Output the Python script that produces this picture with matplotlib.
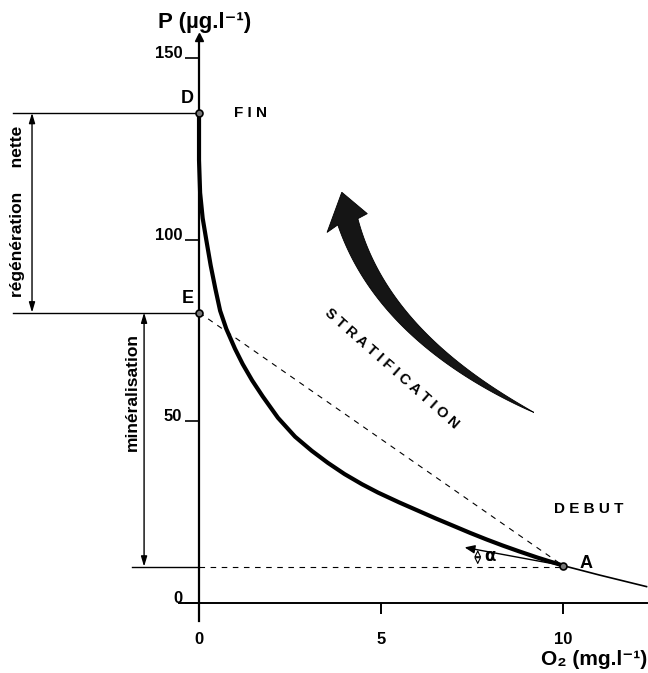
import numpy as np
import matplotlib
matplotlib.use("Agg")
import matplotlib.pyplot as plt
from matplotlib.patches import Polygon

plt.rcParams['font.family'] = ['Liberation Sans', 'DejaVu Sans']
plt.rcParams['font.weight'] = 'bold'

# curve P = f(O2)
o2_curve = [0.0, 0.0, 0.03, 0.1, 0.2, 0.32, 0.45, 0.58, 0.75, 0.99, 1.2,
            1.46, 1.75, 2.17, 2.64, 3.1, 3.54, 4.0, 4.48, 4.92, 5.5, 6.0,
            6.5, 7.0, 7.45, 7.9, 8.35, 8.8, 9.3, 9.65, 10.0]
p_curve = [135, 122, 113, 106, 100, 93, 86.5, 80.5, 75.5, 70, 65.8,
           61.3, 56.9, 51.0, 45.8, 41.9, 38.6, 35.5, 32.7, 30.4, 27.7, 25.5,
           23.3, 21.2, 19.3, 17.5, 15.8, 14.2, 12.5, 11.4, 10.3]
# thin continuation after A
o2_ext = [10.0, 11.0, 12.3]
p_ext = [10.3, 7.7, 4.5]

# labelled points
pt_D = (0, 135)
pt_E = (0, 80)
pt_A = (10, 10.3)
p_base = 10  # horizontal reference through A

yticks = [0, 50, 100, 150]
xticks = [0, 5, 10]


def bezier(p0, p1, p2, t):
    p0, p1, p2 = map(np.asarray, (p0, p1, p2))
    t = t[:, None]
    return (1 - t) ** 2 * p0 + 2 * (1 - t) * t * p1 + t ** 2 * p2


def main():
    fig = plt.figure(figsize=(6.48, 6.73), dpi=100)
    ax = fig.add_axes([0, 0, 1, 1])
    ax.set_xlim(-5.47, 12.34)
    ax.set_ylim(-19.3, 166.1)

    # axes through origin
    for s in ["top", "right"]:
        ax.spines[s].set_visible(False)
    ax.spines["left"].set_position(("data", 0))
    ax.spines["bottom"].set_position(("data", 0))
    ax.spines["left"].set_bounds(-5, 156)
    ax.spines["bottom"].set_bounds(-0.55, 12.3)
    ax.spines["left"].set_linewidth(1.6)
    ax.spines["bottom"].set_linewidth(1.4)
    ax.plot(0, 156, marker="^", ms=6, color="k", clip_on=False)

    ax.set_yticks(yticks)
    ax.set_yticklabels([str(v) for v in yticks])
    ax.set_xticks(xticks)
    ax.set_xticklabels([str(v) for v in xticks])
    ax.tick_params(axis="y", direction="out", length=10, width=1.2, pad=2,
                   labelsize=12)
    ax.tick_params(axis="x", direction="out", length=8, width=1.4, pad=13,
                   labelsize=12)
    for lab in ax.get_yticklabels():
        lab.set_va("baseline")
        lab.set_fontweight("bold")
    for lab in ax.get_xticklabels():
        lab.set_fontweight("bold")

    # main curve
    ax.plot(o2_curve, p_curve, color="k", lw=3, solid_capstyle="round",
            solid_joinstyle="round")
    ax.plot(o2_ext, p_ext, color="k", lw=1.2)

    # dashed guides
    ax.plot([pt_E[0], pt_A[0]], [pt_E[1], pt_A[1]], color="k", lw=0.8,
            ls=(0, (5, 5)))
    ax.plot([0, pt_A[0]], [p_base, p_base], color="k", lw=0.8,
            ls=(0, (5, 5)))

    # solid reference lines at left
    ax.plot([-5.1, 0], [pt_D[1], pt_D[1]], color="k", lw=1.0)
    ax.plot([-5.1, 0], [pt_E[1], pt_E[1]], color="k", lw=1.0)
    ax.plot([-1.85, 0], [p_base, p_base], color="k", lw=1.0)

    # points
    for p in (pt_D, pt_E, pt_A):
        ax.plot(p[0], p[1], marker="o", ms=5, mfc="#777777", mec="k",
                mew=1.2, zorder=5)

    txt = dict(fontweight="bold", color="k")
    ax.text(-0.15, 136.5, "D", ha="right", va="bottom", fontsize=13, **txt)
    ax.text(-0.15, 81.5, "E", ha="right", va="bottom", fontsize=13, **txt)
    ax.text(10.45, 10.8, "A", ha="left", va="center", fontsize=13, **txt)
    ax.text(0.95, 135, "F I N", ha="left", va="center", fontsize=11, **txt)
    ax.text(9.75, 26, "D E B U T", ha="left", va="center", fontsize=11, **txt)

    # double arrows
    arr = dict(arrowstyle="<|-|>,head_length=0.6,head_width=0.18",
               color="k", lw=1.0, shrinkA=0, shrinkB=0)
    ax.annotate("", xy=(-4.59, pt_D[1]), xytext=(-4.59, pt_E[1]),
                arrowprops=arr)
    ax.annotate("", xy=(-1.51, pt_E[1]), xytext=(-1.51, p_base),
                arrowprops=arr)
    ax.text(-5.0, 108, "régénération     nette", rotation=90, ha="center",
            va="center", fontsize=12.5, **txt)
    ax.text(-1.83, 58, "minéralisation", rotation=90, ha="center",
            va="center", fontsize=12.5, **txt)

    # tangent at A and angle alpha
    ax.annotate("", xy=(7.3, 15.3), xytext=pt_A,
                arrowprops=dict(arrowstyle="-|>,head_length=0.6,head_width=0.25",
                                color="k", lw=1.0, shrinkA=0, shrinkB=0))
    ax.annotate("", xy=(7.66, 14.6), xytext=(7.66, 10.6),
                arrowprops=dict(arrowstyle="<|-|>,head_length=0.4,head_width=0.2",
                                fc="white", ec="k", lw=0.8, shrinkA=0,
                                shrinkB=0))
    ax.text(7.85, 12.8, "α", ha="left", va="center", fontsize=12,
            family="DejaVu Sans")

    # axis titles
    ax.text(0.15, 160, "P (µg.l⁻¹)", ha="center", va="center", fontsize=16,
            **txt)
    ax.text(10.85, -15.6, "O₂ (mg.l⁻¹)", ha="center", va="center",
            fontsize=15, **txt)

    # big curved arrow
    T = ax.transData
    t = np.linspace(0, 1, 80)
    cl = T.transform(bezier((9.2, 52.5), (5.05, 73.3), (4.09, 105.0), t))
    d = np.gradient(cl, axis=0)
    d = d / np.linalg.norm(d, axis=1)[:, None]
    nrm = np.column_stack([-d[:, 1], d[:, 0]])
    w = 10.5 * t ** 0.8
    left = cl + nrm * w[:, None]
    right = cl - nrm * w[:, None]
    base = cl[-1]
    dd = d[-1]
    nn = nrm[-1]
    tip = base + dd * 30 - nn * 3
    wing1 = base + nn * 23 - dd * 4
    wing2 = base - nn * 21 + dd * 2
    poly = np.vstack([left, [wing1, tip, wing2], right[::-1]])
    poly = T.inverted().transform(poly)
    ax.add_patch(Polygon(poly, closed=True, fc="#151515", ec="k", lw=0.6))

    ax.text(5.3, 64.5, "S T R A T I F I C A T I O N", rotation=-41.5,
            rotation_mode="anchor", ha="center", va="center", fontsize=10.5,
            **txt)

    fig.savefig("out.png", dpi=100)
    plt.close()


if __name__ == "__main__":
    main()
======
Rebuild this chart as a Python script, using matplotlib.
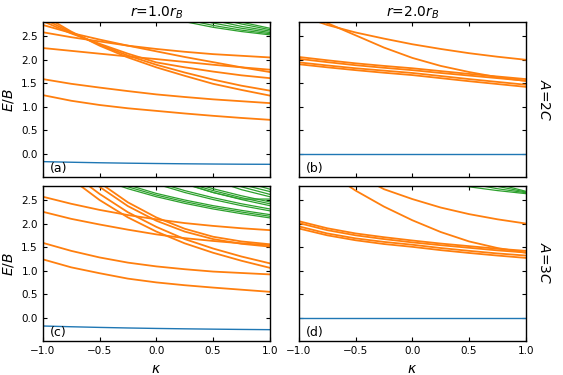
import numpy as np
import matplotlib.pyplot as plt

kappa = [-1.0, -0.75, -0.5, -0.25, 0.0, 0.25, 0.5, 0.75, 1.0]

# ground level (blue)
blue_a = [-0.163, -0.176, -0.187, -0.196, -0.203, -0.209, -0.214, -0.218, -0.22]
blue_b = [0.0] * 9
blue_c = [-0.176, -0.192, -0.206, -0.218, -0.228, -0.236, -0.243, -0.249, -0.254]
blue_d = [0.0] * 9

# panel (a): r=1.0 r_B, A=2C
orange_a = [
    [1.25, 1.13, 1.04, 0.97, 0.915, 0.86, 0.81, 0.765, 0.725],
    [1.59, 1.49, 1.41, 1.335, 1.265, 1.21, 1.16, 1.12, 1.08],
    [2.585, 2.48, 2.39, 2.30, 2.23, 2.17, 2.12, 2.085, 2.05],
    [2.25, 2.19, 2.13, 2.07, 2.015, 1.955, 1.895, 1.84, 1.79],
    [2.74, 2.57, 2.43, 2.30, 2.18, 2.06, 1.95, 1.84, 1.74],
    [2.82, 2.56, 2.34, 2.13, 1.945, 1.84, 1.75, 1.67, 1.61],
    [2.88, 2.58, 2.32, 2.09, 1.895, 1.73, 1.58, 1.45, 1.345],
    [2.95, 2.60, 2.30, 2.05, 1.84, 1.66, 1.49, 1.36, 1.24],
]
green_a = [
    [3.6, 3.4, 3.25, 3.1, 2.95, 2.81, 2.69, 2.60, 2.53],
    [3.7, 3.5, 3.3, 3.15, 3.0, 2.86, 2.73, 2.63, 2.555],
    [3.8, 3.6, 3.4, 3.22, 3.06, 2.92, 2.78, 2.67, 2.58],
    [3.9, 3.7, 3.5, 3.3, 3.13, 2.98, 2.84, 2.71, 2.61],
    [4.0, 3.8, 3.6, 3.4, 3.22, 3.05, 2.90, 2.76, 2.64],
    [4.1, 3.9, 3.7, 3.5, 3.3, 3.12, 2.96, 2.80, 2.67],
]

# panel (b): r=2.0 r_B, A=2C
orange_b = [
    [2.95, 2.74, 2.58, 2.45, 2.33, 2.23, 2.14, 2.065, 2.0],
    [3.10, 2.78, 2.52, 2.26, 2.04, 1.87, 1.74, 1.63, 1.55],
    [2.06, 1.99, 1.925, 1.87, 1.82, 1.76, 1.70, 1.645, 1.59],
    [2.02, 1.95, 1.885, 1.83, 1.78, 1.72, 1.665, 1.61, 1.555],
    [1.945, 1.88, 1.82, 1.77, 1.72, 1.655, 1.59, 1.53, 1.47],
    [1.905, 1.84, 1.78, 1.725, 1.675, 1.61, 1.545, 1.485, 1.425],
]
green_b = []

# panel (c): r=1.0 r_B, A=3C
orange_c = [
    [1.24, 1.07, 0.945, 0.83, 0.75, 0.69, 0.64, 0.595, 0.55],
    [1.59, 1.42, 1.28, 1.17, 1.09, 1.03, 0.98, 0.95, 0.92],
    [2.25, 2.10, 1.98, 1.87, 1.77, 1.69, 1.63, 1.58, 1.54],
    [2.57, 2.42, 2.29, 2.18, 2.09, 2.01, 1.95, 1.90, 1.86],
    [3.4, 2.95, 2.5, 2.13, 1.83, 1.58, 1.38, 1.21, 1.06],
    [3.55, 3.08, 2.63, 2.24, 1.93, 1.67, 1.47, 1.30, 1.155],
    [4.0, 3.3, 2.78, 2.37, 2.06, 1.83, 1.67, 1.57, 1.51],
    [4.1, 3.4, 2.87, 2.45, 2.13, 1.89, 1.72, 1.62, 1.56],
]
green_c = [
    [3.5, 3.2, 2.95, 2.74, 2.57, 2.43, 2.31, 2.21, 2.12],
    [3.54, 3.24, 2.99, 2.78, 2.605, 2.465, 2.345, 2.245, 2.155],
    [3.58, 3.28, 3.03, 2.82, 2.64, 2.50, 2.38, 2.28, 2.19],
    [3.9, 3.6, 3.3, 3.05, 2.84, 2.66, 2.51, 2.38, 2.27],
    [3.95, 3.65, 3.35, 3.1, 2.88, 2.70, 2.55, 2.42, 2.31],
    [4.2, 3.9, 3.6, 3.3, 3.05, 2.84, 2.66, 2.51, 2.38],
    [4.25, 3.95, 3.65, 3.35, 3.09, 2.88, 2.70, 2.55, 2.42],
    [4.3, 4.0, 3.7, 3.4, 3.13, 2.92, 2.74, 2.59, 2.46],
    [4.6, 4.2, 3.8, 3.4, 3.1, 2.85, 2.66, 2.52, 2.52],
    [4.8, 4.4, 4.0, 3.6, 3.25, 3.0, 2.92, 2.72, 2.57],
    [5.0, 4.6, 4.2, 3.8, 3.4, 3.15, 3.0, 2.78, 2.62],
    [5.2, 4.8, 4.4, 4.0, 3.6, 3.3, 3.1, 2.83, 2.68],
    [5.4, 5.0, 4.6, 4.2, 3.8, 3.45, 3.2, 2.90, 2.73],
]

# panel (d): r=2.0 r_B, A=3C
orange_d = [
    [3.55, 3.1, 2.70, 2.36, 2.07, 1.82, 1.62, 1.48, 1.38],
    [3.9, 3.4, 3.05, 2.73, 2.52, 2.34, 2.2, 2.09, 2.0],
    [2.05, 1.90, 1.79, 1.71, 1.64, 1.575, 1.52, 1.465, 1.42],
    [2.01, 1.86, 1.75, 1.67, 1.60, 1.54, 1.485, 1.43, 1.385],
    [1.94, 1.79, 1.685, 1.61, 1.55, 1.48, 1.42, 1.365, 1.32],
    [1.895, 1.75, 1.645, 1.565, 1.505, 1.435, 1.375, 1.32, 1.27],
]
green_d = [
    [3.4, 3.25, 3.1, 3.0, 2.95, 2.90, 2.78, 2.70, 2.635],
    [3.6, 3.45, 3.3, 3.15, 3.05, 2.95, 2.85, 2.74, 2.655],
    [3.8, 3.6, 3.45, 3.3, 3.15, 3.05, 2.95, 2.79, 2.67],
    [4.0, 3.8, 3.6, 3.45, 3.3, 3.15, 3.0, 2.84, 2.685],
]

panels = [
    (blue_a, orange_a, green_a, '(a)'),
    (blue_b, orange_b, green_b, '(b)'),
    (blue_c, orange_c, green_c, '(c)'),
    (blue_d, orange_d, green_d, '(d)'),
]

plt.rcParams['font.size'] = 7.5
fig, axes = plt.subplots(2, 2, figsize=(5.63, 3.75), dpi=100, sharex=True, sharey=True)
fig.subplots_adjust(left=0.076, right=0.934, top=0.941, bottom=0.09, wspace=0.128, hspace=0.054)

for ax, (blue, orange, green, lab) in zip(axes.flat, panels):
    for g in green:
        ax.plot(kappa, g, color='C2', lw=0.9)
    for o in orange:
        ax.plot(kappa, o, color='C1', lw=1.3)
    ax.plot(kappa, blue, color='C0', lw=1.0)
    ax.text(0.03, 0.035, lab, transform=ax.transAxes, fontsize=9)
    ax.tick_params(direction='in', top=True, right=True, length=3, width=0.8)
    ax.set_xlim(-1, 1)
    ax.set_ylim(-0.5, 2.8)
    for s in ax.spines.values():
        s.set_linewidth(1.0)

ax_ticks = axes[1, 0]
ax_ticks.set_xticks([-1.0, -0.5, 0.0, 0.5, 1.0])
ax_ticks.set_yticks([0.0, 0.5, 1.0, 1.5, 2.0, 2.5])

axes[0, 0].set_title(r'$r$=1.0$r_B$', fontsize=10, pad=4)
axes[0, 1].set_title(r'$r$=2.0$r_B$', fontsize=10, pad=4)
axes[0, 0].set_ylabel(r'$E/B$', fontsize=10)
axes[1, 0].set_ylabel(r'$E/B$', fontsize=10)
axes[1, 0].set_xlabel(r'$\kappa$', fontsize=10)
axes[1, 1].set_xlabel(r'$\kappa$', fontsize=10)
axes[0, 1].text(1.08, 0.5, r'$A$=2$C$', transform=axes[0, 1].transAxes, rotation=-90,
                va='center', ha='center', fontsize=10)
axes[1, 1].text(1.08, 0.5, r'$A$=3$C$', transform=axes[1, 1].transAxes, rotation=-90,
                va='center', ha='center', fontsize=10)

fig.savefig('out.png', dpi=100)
======
Without the pictures, give again only the lines beginning at the line that contains "Output the Python" and stopping after the line that contains "from matplotlib.patches import Polygon", exactly as written.

THE ANSWER
Output the Python script that produces this picture with matplotlib.
import numpy as np
import matplotlib
matplotlib.use("Agg")
import matplotlib.pyplot as plt
from matplotlib.patches import Polygon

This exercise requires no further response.